## Problem requirements
Where a line contains the word "chart", copy that line.
-- START Given information --
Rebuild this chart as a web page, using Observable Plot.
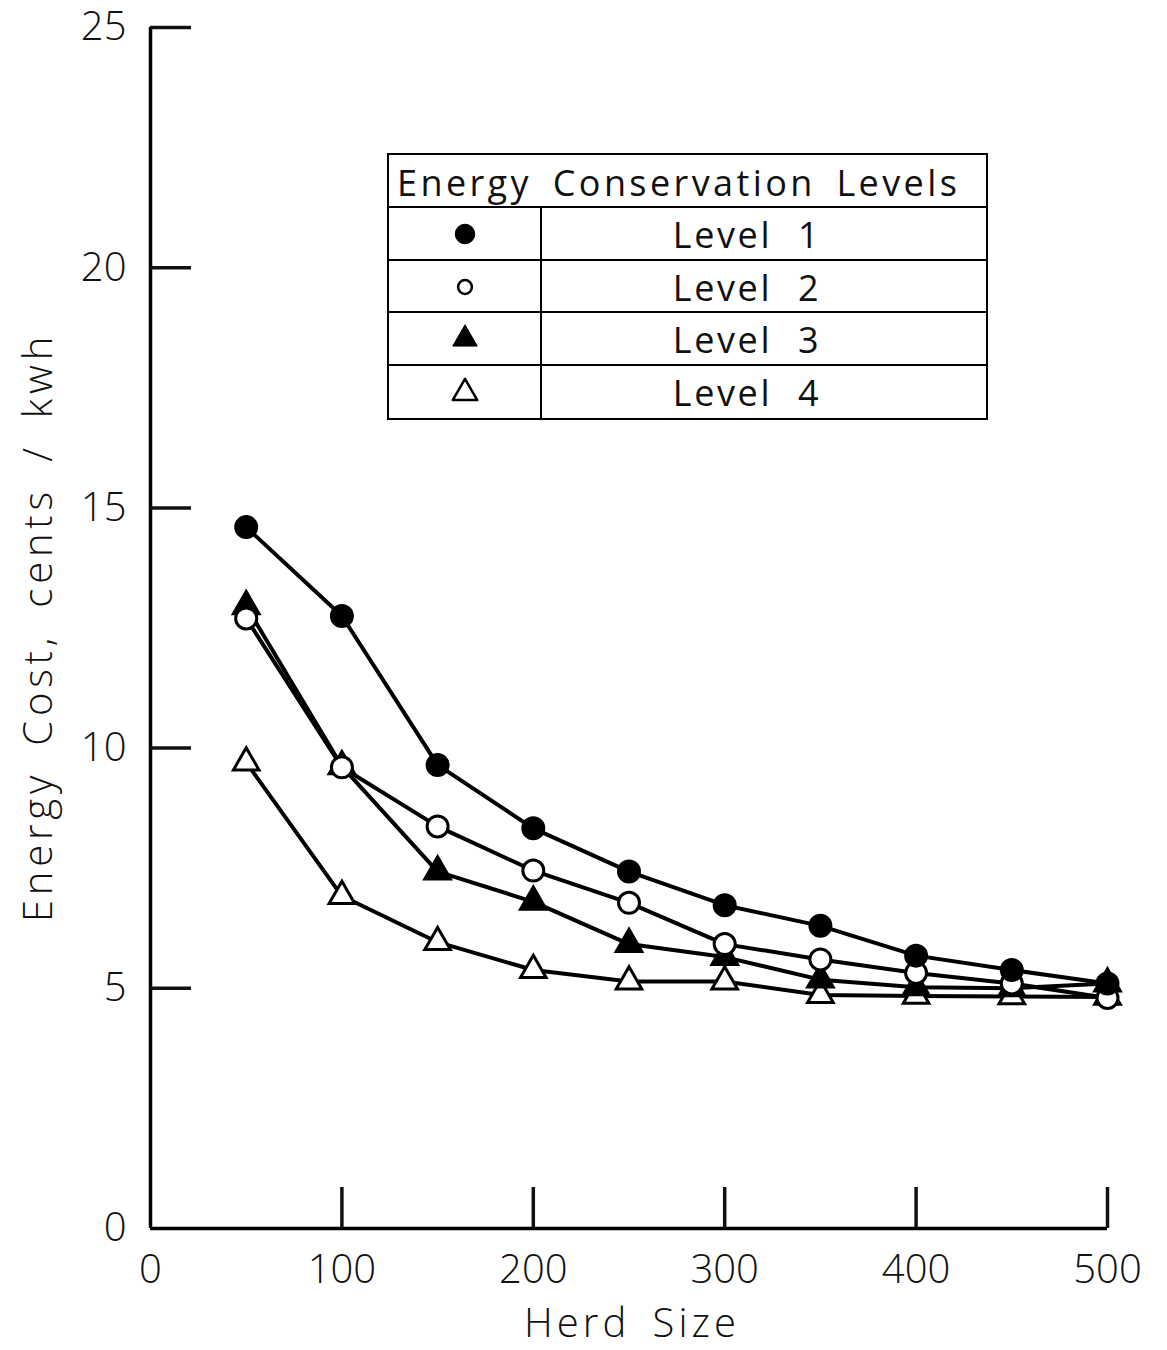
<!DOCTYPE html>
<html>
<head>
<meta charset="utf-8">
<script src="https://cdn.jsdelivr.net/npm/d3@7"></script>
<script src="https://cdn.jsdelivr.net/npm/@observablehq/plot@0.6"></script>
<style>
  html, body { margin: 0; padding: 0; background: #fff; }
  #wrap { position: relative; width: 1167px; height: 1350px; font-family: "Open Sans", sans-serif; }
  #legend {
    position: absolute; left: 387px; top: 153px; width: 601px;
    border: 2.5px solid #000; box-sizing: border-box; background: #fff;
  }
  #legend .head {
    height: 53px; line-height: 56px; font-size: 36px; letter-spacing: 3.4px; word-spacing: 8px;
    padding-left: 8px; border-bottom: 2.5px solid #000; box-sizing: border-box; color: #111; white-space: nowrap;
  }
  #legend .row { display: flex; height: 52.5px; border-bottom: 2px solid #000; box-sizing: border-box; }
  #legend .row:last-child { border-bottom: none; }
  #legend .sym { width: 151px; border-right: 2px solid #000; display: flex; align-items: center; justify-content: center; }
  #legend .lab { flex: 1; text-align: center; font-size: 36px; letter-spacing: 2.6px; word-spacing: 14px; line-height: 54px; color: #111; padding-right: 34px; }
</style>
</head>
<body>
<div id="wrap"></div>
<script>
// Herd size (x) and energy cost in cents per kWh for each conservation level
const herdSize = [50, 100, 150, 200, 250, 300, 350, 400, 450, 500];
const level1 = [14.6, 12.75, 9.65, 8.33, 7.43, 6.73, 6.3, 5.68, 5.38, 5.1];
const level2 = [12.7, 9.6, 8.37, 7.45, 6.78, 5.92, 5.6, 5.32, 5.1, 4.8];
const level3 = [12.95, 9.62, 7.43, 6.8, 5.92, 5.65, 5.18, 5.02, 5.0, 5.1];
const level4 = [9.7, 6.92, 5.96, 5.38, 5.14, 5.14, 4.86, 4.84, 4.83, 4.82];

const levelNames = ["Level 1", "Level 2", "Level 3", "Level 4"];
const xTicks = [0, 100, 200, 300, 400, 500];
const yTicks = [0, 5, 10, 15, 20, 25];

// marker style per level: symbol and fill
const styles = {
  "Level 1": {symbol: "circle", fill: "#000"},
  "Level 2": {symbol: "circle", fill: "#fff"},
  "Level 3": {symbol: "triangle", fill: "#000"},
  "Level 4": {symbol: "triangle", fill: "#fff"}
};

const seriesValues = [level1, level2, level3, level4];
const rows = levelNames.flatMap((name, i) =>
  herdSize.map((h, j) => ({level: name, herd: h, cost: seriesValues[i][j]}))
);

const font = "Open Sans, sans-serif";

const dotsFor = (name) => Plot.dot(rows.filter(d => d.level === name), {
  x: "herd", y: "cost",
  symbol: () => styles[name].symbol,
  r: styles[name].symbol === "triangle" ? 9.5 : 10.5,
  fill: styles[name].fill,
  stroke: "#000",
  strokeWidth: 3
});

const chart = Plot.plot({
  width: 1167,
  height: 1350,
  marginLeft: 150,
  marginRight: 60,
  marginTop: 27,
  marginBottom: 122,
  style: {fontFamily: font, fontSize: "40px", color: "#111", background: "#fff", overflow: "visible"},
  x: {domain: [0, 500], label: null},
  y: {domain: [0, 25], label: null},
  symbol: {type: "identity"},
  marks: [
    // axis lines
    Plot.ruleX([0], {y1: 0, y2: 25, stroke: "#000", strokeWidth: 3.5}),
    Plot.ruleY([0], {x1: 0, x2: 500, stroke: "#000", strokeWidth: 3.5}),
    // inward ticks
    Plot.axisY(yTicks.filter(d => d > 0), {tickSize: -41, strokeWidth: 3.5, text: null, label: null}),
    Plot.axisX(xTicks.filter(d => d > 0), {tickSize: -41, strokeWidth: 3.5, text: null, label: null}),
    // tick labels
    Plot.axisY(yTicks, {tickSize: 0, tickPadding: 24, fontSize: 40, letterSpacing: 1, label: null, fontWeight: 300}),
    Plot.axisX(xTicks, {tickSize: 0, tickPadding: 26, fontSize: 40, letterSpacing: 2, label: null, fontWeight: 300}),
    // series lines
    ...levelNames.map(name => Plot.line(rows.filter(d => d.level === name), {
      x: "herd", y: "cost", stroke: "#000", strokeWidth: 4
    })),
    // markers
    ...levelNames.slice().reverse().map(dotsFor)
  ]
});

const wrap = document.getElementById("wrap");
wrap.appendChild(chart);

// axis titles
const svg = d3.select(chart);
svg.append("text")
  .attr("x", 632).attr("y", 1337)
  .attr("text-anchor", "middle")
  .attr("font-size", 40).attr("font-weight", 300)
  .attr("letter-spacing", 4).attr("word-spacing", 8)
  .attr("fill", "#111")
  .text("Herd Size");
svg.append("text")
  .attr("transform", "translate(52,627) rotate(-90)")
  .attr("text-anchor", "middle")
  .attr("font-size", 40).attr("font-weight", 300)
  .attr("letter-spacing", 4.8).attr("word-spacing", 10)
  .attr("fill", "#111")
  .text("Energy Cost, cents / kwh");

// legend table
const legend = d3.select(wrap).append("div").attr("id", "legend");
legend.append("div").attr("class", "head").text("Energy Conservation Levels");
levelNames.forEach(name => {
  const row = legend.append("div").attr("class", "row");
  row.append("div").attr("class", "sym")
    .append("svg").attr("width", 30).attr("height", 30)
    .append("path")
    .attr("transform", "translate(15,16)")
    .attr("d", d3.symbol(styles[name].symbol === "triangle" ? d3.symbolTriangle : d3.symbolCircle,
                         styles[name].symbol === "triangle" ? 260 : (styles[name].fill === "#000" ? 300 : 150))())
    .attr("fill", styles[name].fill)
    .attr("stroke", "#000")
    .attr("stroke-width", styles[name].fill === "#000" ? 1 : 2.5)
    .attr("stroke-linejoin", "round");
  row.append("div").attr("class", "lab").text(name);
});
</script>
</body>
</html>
-- END Given information --
## Complete response
Rebuild this chart as a web page, using Observable Plot.
const chart = Plot.plot({
wrap.appendChild(chart);
const svg = d3.select(chart);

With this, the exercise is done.